Renew Support for the Hybrid Court to Address Past Crimes

Pope Francis meets South Sudan President Salva Kiir Mayardit during a private audience at the Vatican, Saturday, March 16, 2019. © 2019 Alessandra Tarantino/AP Photo

This week, South Sudan’s leaders – President Salva Kiir, his former vice president Riek Machar, and other signatories to the 2018 peace agreement – will visit the Vatican for a two-day “spiritual retreat.” The visit should provide an opportunity to build trust between the previously warring parties, but it is also a chance for the leaders to publicly recommit to human rights and the long overdue, AU Hybrid Court that would try conflict-related crimes.

Since South Sudan’s war broke out in 2013, parties to the conflict have been responsible for grave abuses including killings, torture, recruitment of child soldiers, rape, and other forms of sexual violence and forced displacement. Millions of lives have been devastated with immeasurable suffering.

To date, there has been no accountability for these crimes, or any progress in establishing the court which was agreed to in 2015 by all sides in the conflict. Experience has shown that failure to address past crimes fuels future abuses. This has certainly held true for South Sudan as recent government insurgency campaigns in Yei and Wau have included killings, looting, and burning of civilian property. It’s critical these crimes be addressed not only for national healing, but for the future stability of South Sudan.
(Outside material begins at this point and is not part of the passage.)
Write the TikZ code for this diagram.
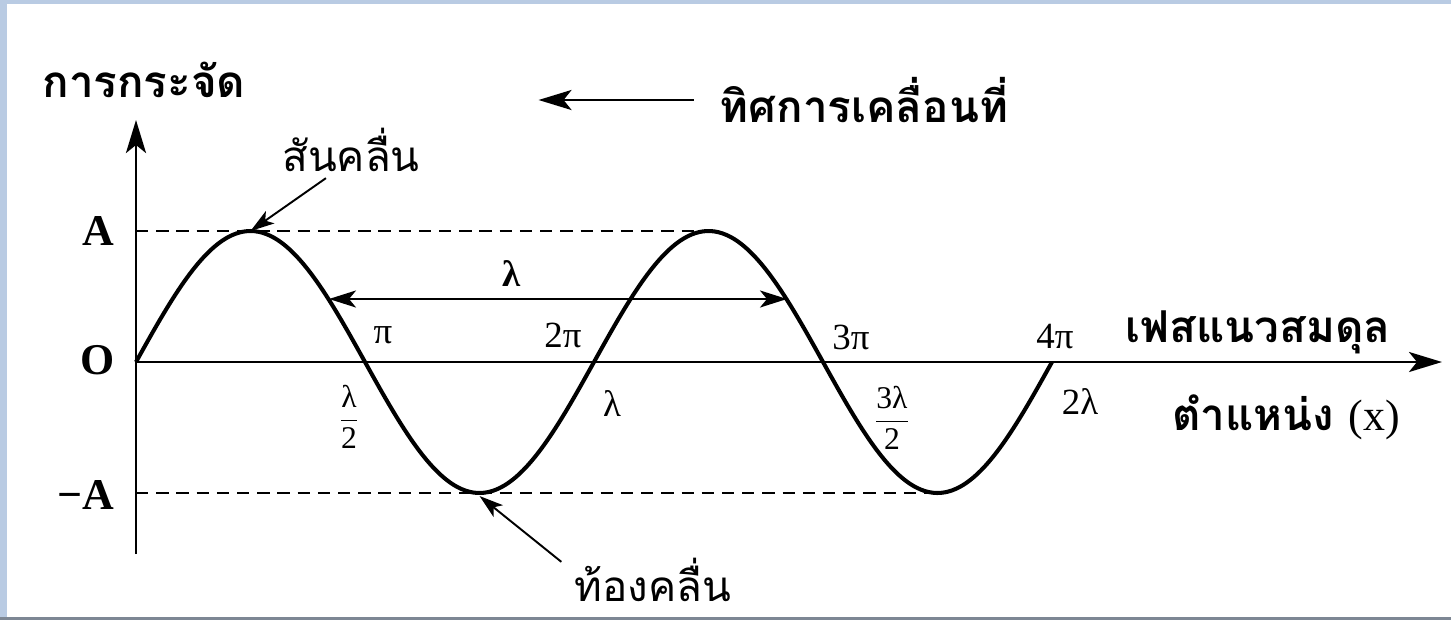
\documentclass[tikz,border=0pt]{standalone}
\usepackage{fontspec}
\usepackage{amsmath}
\setmainfont{Liberation Serif}
\newfontfamily\thaifont[Script=Thai]{Loma}
\usetikzlibrary{arrows.meta,positioning,calc}
\definecolor{frameBlue}{HTML}{B9CBE3}
\definecolor{frameGrey}{HTML}{7D8794}
\tikzset{
  thaibig/.style={font=\thaifont\bfseries\fontsize{25}{29}\selectfont, inner sep=0pt},
  thaipoint/.style={font=\thaifont\fontsize{24}{28}\selectfont, inner sep=0pt},
  amplab/.style={font=\bfseries\fontsize{25}{28}\selectfont, inner sep=0pt},
  phaselab/.style={font=\fontsize{21}{24}\selectfont, inner sep=0pt},
  fraclab/.style={font=\fontsize{18}{20}\selectfont, inner sep=0pt},
  axisline/.style={line width=1.7pt, -{Stealth[length=6.6mm, width=4mm, inset=1.6mm]}},
  waveline/.style={line width=2.3pt},
  guide/.style={line width=1.1pt, dash pattern=on 7pt off 4.5pt},
  pointer/.style={line width=1.1pt, -{Stealth[length=4.8mm, width=3mm, inset=1.2mm]}},
  lamarrow/.style={line width=1.4pt, {Stealth[length=5.4mm, width=3.4mm, inset=1.4mm]}-{Stealth[length=5.4mm, width=3.4mm, inset=1.4mm]}},
}

\begin{document}
\begin{tikzpicture}[x=0.02cm, y=0.02cm]
\useasboundingbox (-136,-258) rectangle (1315,362);
% frame of the slide
\fill[frameBlue] (-136,-258) rectangle (-129,362);
\fill[frameBlue] (-136,358) rectangle (1315,362);
\fill[frameGrey] (-136,-258) rectangle (1315,-255);

% axes
\coordinate (O) at (0,0);
\coordinate (ybot) at (0,-192);
\coordinate (ytop) at (0,242);
\coordinate (xend) at (1306,0);
\draw[axisline] (ybot) -- (ytop);
\draw[axisline] (O) -- (xend);

% crests and troughs
\coordinate (crest) at (114.5,131);
\coordinate (trough) at (343.5,-131);
\coordinate (crestB) at (572.5,131);
\coordinate (troughB) at (801.5,-131);
\draw[guide] (0,131) -- (crestB);
\draw[guide] (0,-131) -- (troughB);

% the wave
\draw[waveline] plot[domain=0:916, samples=240, smooth] (\x, {131*sin(\x/229*180)});

% wavelength
\coordinate (lamL) at (193,63);
\coordinate (lamR) at (651,63);
\draw[lamarrow] (lamL) -- (lamR);
\node[phaselab, font=\bfseries\fontsize{21}{24}\selectfont] (lam) at (376,88) {λ};

% amplitude labels
\node[amplab, anchor=east] (lblA) at (-21,131) {A};
\node[amplab, anchor=east] (lblO) at (-21,2) {O};
\node[amplab, anchor=east] (lblmA) at (-21,-133) {−A};

% phase and position marks
\node[phaselab] (p1) at (247,27) {π};
\node[phaselab] (p2) at (427,27) {2π};
\node[phaselab] (p3) at (715,25) {3π};
\node[phaselab] (p4) at (919,25) {4π};
\node[fraclab] (x1) at (213,-55) {$\dfrac{\text{λ}}{\text{2}}$};
\node[phaselab] (x2) at (476,-42) {λ};
\node[fraclab] (x3) at (756,-56) {$\dfrac{\text{3λ}}{\text{2}}$};
\node[phaselab] (x4) at (944,-40) {2λ};

% Thai captions
\node[thaibig] (disp) at (8,282) {การกระจัด};
\node[thaibig] (dir) at (728,262) {ทิศการเคลื่อนที่};
\node[thaibig] (eqline) at (1122,30) {เฟสแนวสมดุล};
\node[thaibig] (pos) at (1150,-55) {ตำแหน่ง {\rmfamily\mdseries(x)}};
\node[thaipoint] (sk) at (215,212) {สันคลื่น};
\node[thaipoint] (tk) at (517,-218) {ท้องคลื่น};

\draw[axisline] ($(dir.west)+(-26,0)$) -- ($(dir.west)+(-181,0)$);
\draw[pointer] ($(sk.south west)+(44,-6)$) -- (crest);
\draw[pointer] ($(tk.north west)+(-13,-4)$) -- ($(trough)+(0,-3)$);
\end{tikzpicture}
\end{document}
The leaders should use the opportunity of the Vatican meeting to make a clear, public commitment to holding those responsible for these crimes to account, recognizing this is a key component of lasting peace. They should also ensure the South Sudanese public has the unfettered right to debate these issues, which means reigning in abusive national security service from targeting critics and activists for arrest and detention. One rights activist, Peter Biar Ajak, is currently facing trumped up charges including of ‘treason’ and ‘publication of false news prejudicial to South Sudan.’  

South Sudan’s leaders have committed to form a new government by May 12. With just over a month to go, a clear statement from the Vatican meeting could reaffirm a commitment to human rights and justice by the leaders and help create an environment where South Sudanese plan for the future of their country without fear.